Namoro qualificado: convivência íntima, sexual, de duas pessoas podendo ou não haver coabitação, em que os namorados frequentam as respectivas casas, eventos sociais, viajam, passam férias juntos, comportam-se no meio social ou profissional como se encontrando num relacionamento amoroso. Objetivamente, assemelha-se a uma união estável, faltando-lhe, porém, um elemento inafastável — presente no critério subjetivo — a constituição imediata como entidade familiar. Subjetivamente, a ausência da vontade de constituição imediata de uma entidade familiar. Mesmo que o namoro seja longo, consolidado, daí a nomenclatura “namoro qualificado”, não há nos namorados o desejo imediato de constituir uma família, ainda que se o admita futuramente, mas não o é no momento. Por esta razão não há de se falar em direito e deveres jurídicos, notadamente de ordem patrimonial entre os namorados, não se cogitando em falar de regime de bens, alimentos, sucessão, partilha e outros direitos”.[5]

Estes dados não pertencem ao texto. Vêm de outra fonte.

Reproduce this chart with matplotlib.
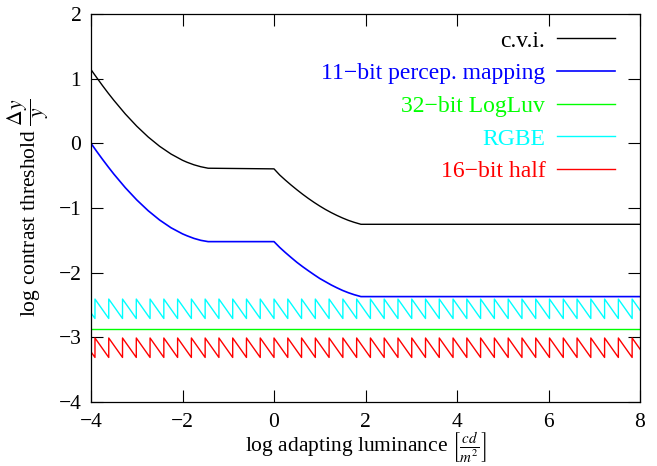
import matplotlib
matplotlib.use("Agg")
import matplotlib.pyplot as plt

plt.rcParams["font.family"] = ["Liberation Serif", "DejaVu Serif"]
plt.rcParams["mathtext.fontset"] = "stix"

# ---- data ----
# c.v.i. curve (log luminance, log contrast threshold)
cvi_x = [-4.0, -3.94, -3.875, -3.75, -3.625, -3.5, -3.25, -3.0, -2.75, -2.5,
         -2.25, -2.0, -1.9, -1.75, -1.6, -1.44, 0.0, 0.125, 0.25, 0.375,
         0.5, 0.625, 0.75, 0.875, 1.0, 1.125, 1.25, 1.375, 1.5, 1.625,
         1.75, 1.9, 8.0]
cvi_y = [1.14, 1.08, 1.016, 0.894, 0.777, 0.665, 0.454, 0.265, 0.098, -0.046,
         -0.166, -0.262, -0.293, -0.332, -0.362, -0.385, -0.395, -0.490, -0.570, -0.646,
         -0.718, -0.787, -0.852, -0.913, -0.970, -1.023, -1.071, -1.115, -1.155, -1.191,
         -1.221, -1.252, -1.252]

# 11-bit perceptual mapping
pm_x = cvi_x
pm_y = [0.0, -0.06, -0.125, -0.246, -0.363, -0.476, -0.686, -0.875, -1.042, -1.186,
        -1.306, -1.40, -1.43, -1.47, -1.50, -1.52, -1.52, -1.61, -1.69, -1.766,
        -1.84, -1.907, -1.97, -2.031, -2.09, -2.14, -2.19, -2.234, -2.275, -2.31,
        -2.34, -2.37, -2.37]

# 32-bit LogLuv (constant)
logluv_x = [-4.0, 8.0]
logluv_y = [-2.87, -2.87]

# sawtooth jump positions (shared by RGBE and half)
jump_x = [-4.214, -3.913, -3.612, -3.311, -3.010, -2.709, -2.408, -2.107,
          -1.806, -1.505, -1.204, -0.903, -0.602, -0.301, 0.000, 0.301,
          0.602, 0.903, 1.204, 1.505, 1.806, 2.107, 2.408, 2.709, 3.010,
          3.311, 3.612, 3.913, 4.214, 4.515, 4.816, 5.118, 5.419, 5.720,
          6.021, 6.322, 6.623, 6.924, 7.225, 7.526, 7.827, 8.128]
rgbe_hi, rgbe_lo = -2.408, -2.709
half_hi, half_lo = -3.010, -3.311


def sawtooth(xs, hi, lo):
    px, py = [], []
    for a, b in zip(xs[:-1], xs[1:]):
        px += [a, b, b]
        py += [hi, lo, hi]
    return px, py


labels = ["c.v.i.", "11\u2212bit percep. mapping", "32\u2212bit LogLuv",
          "RGBE", "16\u2212bit half"]
colors = ["black", "#0000ff", "#00ff00", "#00ffff", "#ff0000"]

fig = plt.figure(figsize=(6.57, 4.66), dpi=100)
ax = fig.add_axes([0.1385, 0.1373, 0.9742 - 0.1385, 0.970 - 0.1373])

lw = 1.0
ax.plot(cvi_x, cvi_y, color=colors[0], lw=lw, label=labels[0])
ax.plot(pm_x, pm_y, color=colors[1], lw=1.2, label=labels[1])
ax.plot(logluv_x, logluv_y, color=colors[2], lw=lw, label=labels[2])
sx, sy = sawtooth(jump_x, rgbe_hi, rgbe_lo)
ax.plot(sx, sy, color=colors[3], lw=lw, label=labels[3])
sx, sy = sawtooth(jump_x, half_hi, half_lo)
ax.plot(sx, sy, color=colors[4], lw=lw, label=labels[4])

ax.set_xlim(-4, 8)
ax.set_ylim(-4, 2)
ax.set_xticks(range(-4, 9, 2))
ax.set_yticks(range(-4, 3))
ax.tick_params(direction="in", length=8.5, width=0.8, labelsize=15.5,
               top=True, right=True)
ax.tick_params(axis="x", pad=8)
ax.tick_params(axis="y", pad=7)
for s in ax.spines.values():
    s.set_linewidth(0.9)

ax.set_xlabel(r"log adapting luminance $\left[\frac{cd}{m^2}\right]$", fontsize=15.5, labelpad=-1)
ax.set_ylabel(r"log contrast threshold $\dfrac{\Delta y}{y}$", fontsize=15.5, labelpad=5)

leg = ax.legend(loc="upper right", bbox_to_anchor=(1.0, 1.022), markerfirst=False,
                frameon=False, fontsize=17, handlelength=2.46, handletextpad=0.5,
                labelspacing=0.47, borderaxespad=0.85, borderpad=0.2,
                labelcolor="linecolor")
for t in leg.get_texts():
    t.set_ha("right")

fig.savefig("out.png", dpi=100)
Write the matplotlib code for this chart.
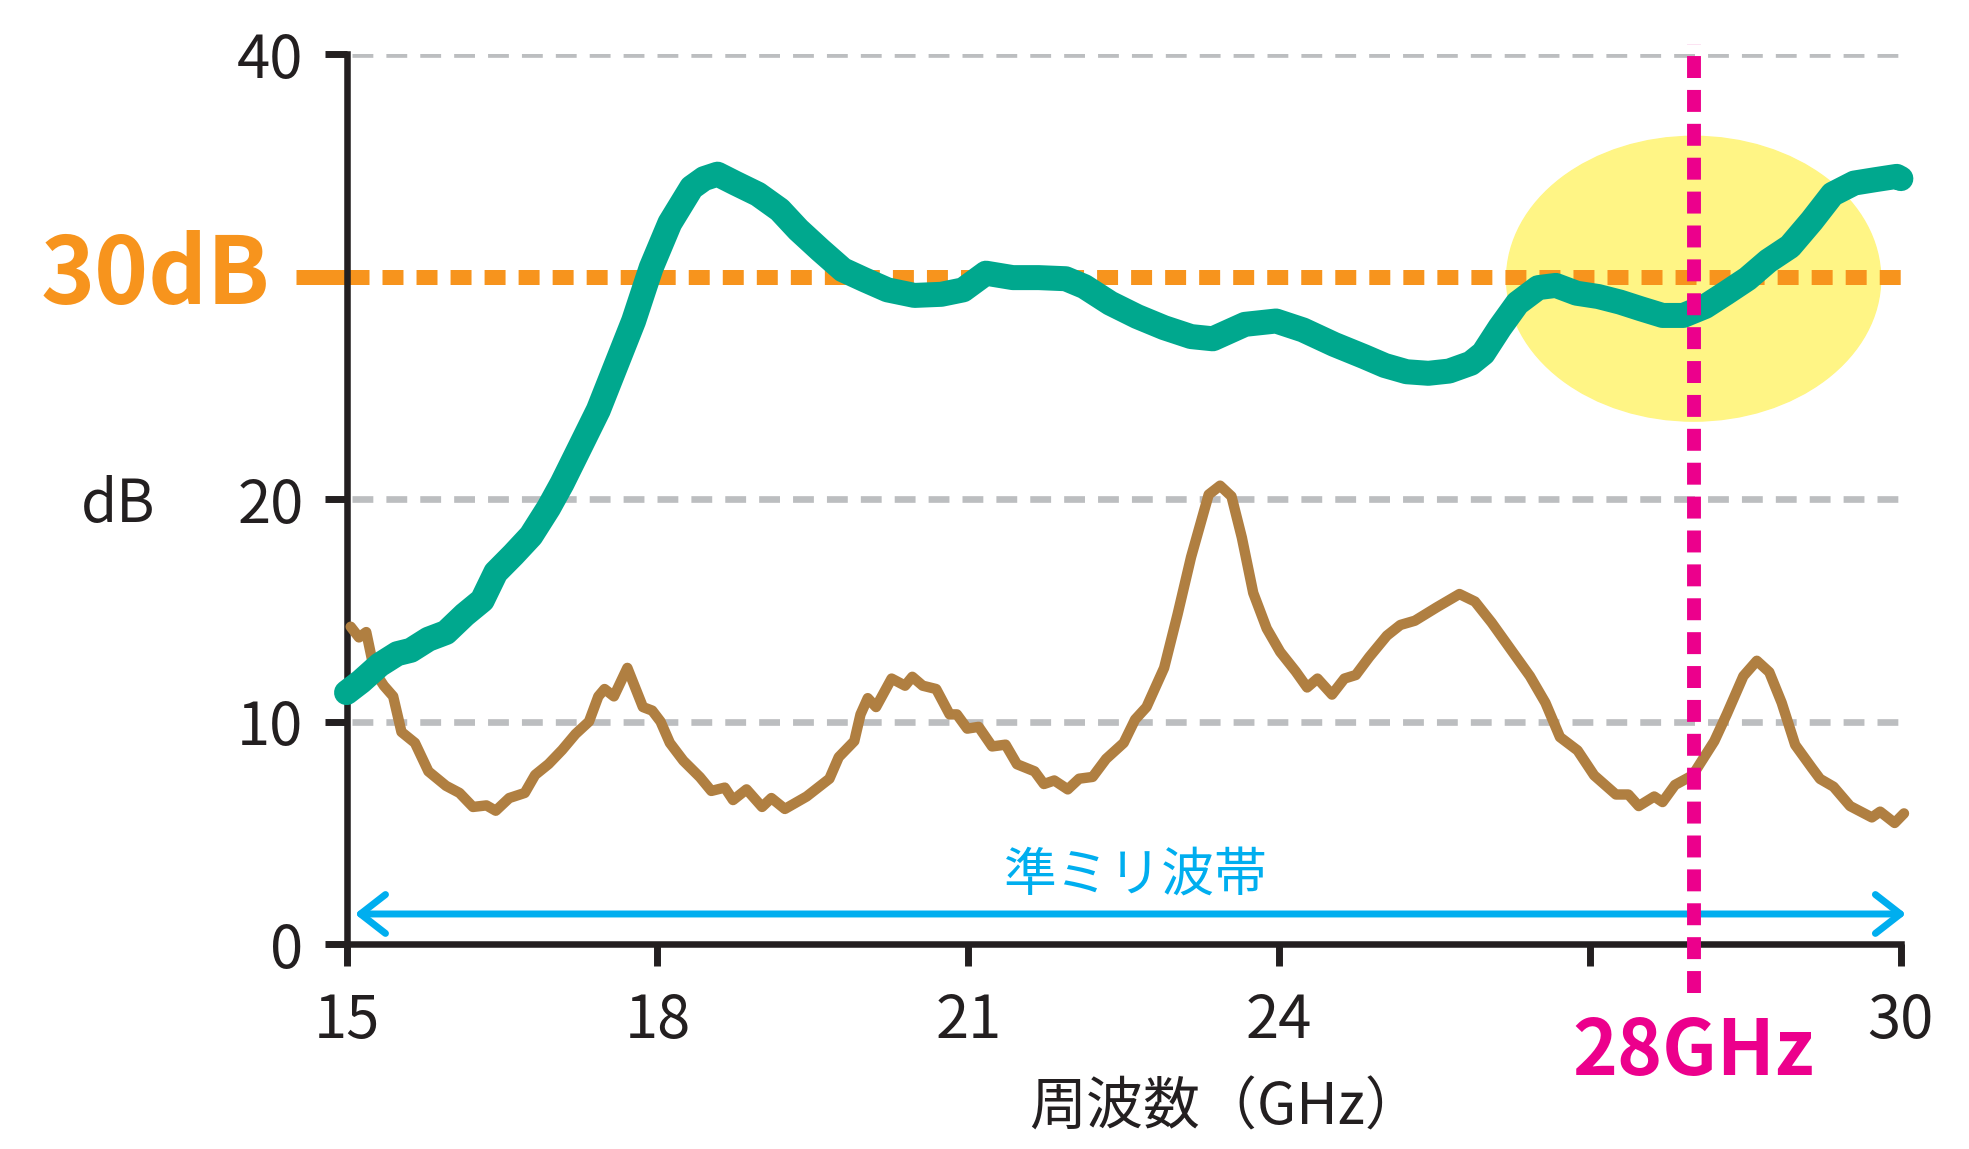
import matplotlib
matplotlib.use('Agg')
import matplotlib.pyplot as plt
from matplotlib.patches import Ellipse

plt.rcParams['font.family'] = ['Noto Sans CJK JP', 'DejaVu Sans']
plt.rcParams['lines.scale_dashes'] = False

# data
green_f = [15.0, 15.14, 15.32, 15.49, 15.62, 15.79, 15.96, 16.14, 16.31, 16.44,
           16.61, 16.78, 16.95, 17.08, 17.25, 17.43, 17.6, 17.77, 17.94, 18.12,
           18.33, 18.45, 18.58, 18.75, 18.97, 19.18, 19.36, 19.57, 19.79, 20.0,
           20.22, 20.48, 20.74, 20.95, 21.17, 21.43, 21.68, 21.94, 22.12, 22.37,
           22.63, 22.89, 23.15, 23.36, 23.67, 23.97, 24.23, 24.53, 24.82, 25.02,
           25.23, 25.44, 25.64, 25.85, 25.97, 26.13, 26.3, 26.5, 26.67, 26.87,
           27.08, 27.29, 27.49, 27.7, 27.9, 28.11, 28.31, 28.52, 28.72, 28.93,
           29.14, 29.34, 29.55, 29.75, 29.96, 30.0]
green_db = [11.3, 11.8, 12.55, 13.05, 13.2, 13.7, 14.0, 14.8, 15.45, 16.7,
            17.5, 18.35, 19.6, 20.7, 22.3, 24.0, 26.0, 28.0, 30.4, 32.4,
            34.0, 34.4, 34.6, 34.2, 33.7, 33.0, 32.1, 31.2, 30.3, 29.85,
            29.4, 29.15, 29.2, 29.4, 30.15, 29.95, 29.95, 29.9, 29.55, 28.8,
            28.2, 27.7, 27.3, 27.2, 27.85, 28.0, 27.6, 26.95, 26.4, 26.0,
            25.72, 25.65, 25.75, 26.1, 26.55, 27.7, 28.8, 29.5, 29.6, 29.25,
            29.1, 28.85, 28.55, 28.25, 28.25, 28.65, 29.25, 29.9, 30.7, 31.35,
            32.5, 33.7, 34.2, 34.35, 34.5, 34.4]

brown_f = [15.04, 15.12, 15.19, 15.27, 15.36, 15.45, 15.53, 15.66, 15.79, 15.96,
           16.09, 16.22, 16.35, 16.44, 16.57, 16.72, 16.82, 16.95, 17.08, 17.21,
           17.34, 17.43, 17.49, 17.58, 17.71, 17.86, 17.95, 18.03, 18.12, 18.25,
           18.41, 18.52, 18.65, 18.73, 18.86, 19.01, 19.1, 19.23, 19.44, 19.66,
           19.75, 19.9, 19.96, 20.03, 20.11, 20.26, 20.39, 20.46, 20.56, 20.69,
           20.82, 20.89, 20.99, 21.1, 21.23, 21.36, 21.47, 21.64, 21.73, 21.83,
           21.96, 22.07, 22.2, 22.33, 22.5, 22.61, 22.72, 22.89, 23.02, 23.15,
           23.32, 23.43, 23.54, 23.64, 23.75, 23.88, 24.01, 24.16, 24.27, 24.37,
           24.51, 24.63, 24.74, 24.87, 25.04, 25.17, 25.31, 25.52, 25.74, 25.89,
           26.05, 26.26, 26.42, 26.57, 26.71, 26.88, 27.04, 27.25, 27.37, 27.47,
           27.62, 27.7, 27.82, 27.99, 28.2, 28.32, 28.48, 28.61, 28.73, 28.85,
           28.98, 29.14, 29.22, 29.35, 29.51, 29.72, 29.8, 29.94, 30.03]
brown_db = [14.26, 13.78, 14.02, 12.25, 11.61, 11.13, 9.53, 9.04, 7.76, 7.11,
            6.79, 6.16, 6.23, 5.99, 6.56, 6.79, 7.6, 8.09, 8.72, 9.44,
            10.0, 11.13, 11.46, 11.13, 12.41, 10.65, 10.49, 10.0, 9.04, 8.24,
            7.5, 6.88, 7.03, 6.47, 6.95, 6.16, 6.56, 6.07, 6.63, 7.43,
            8.4, 9.12, 10.32, 11.05, 10.65, 11.93, 11.61, 12.01, 11.61, 11.46,
            10.32, 10.32, 9.68, 9.76, 8.88, 8.96, 8.08, 7.76, 7.19, 7.35,
            6.95, 7.43, 7.51, 8.32, 9.04, 10.09, 10.65, 12.41, 14.82, 17.39,
            20.2, 20.6, 20.12, 18.27, 15.78, 14.18, 13.13, 12.25, 11.53, 11.93,
            11.21, 11.93, 12.09, 12.9, 13.86, 14.34, 14.53, 15.13, 15.73, 15.39,
            14.45, 13.08, 12.04, 10.84, 9.3, 8.7, 7.58, 6.72, 6.72, 6.2,
            6.63, 6.38, 7.15, 7.58, 9.12, 10.33, 12.04, 12.73, 12.22, 10.84,
            8.95, 7.92, 7.42, 7.07, 6.2, 5.69, 5.95, 5.44, 5.87]

x_ticks = [15, 18, 21, 24, 27, 30]
x_labels = ['15', '18', '21', '24', '', '30']
y_ticks = [0, 10, 20, 40]
y_labels = ['0', '10', '20', '40']
grid_levels = [10, 20, 40]
target_db = 30
band_f = 28
band_range = [15.08, 30.05]

black = '#231f20'
green = '#00a88e'
brown = '#b07f41'
orange = '#f7941d'
magenta = '#ec008c'
blue = '#00aeef'
gray = '#bcbec0'
yellow = '#fff585'

fig = plt.figure(figsize=(19.69, 11.49), dpi=100)
ax = fig.add_axes([0.176, 0.1784, 0.7894, 0.7746])
ax.set_xlim(15, 30)
ax.set_ylim(0, 40)

for s in ['top', 'right']:
    ax.spines[s].set_visible(False)
for s in ['left', 'bottom']:
    ax.spines[s].set_linewidth(4.7)
    ax.spines[s].set_color(black)
    ax.spines[s].set_zorder(3)

ax.set_xticks(x_ticks)
ax.set_xticklabels(x_labels)
ax.set_yticks(y_ticks)
ax.set_yticklabels(y_labels)
ax.tick_params(axis='both', length=16, width=5, color=black, labelsize=43,
               labelcolor=black)
ax.tick_params(axis='y', pad=15)
ax.tick_params(axis='x', pad=18)

# highlight circle
ax.add_patch(Ellipse((band_f, 29.9), 3.61, 12.8, color=yellow, zorder=0.5,
                     clip_on=False))

# gray dashed grid
for g in grid_levels:
    ax.plot([15.05, 30], [g, g], color=gray, lw=4.8, dashes=(15, 9.4),
            dash_capstyle='butt', zorder=1)

# 30dB line
ax.plot([14.515, 15.22], [target_db, target_db], color=orange, lw=10.8,
        solid_capstyle='butt', zorder=2, clip_on=False)
ax.plot([15.34, 30], [target_db, target_db], color=orange, lw=10.8,
        dashes=(15.1, 9.4), dash_capstyle='butt', zorder=2)

# curves
ax.plot(brown_f, brown_db, color=brown, lw=7.5, solid_joinstyle='round',
        solid_capstyle='round', zorder=4, clip_on=False)
ax.plot(green_f, green_db, color=green, lw=18, solid_joinstyle='round',
        solid_capstyle='round', zorder=5, clip_on=False)

# band arrow
ax.annotate('', xy=(band_range[1], 1.35), xytext=(band_range[0], 1.35),
            arrowprops=dict(arrowstyle='<->,head_length=0.9,head_width=0.7',
                            lw=5, color=blue, mutation_scale=20,
                            shrinkA=0, shrinkB=0),
            annotation_clip=False, zorder=4)
ax.text(22.62, 3.1, '準ミリ波帯', color=blue, fontsize=38, ha='center',
        va='center')

# 28GHz marker
ax.plot([band_f, band_f], [-2.2, 40.45], color=magenta, lw=10,
        dashes=(15.8, 8.6), dash_capstyle='butt', zorder=6, clip_on=False)
ax.text(band_f, -4.85, '28GHz', color=magenta, fontsize=55, fontweight='bold',
        ha='center', va='center', clip_on=False)

ax.text(14.26, target_db, '30dB', color=orange, fontsize=66, fontweight='bold',
        ha='right', va='center', clip_on=False)
ax.text(12.8, 19.7, 'dB', color=black, fontsize=42, ha='center', va='center')
ax.text(23.48, -7.4, '周波数（GHz）', color=black, fontsize=41, ha='center',
        va='center')

fig.savefig('out.png', dpi=100)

Salienta-se ainda que, por mais que o casal de namorados firme contrato de namoro, com o intuito de se eximirem dos efeitos jurídicos originados pela união estável, este perderá sua eficácia, caso demonstrem, de fato, o desejo de constituir família.
5. REFERÊNCIAS
Maria Berenice Dias, Manual de Direito das Famílias.
Leonardo Amaral Pinheiro da Silva, Pacto dos namorados.
Constituição Federal de 1988.
Código Civil de 2002.
STJ – 3ª Turma, REsp.nº 1.454,643-RJ, Rel. Min. Marco Aurélio Belizze, DJe. 10.03.2015.
[1] DIAS, Maria Berenice.
[2] STJ – 3ª Turma, REsp.nº 1.454,643-RJ, Rel. Min. Marco Aurélio Belizze, DJe. 10.03.2015.
[3] art. 226, § 3.º, da CF/1988
[4] Art. 1.511. O casamento estabelece comunhão plena de vida, com base na igualdade de direitos e deveres dos cônjuges.
[5] Leonardo Amaral Pinheiro da Silva, Pacto dos namorados, 105.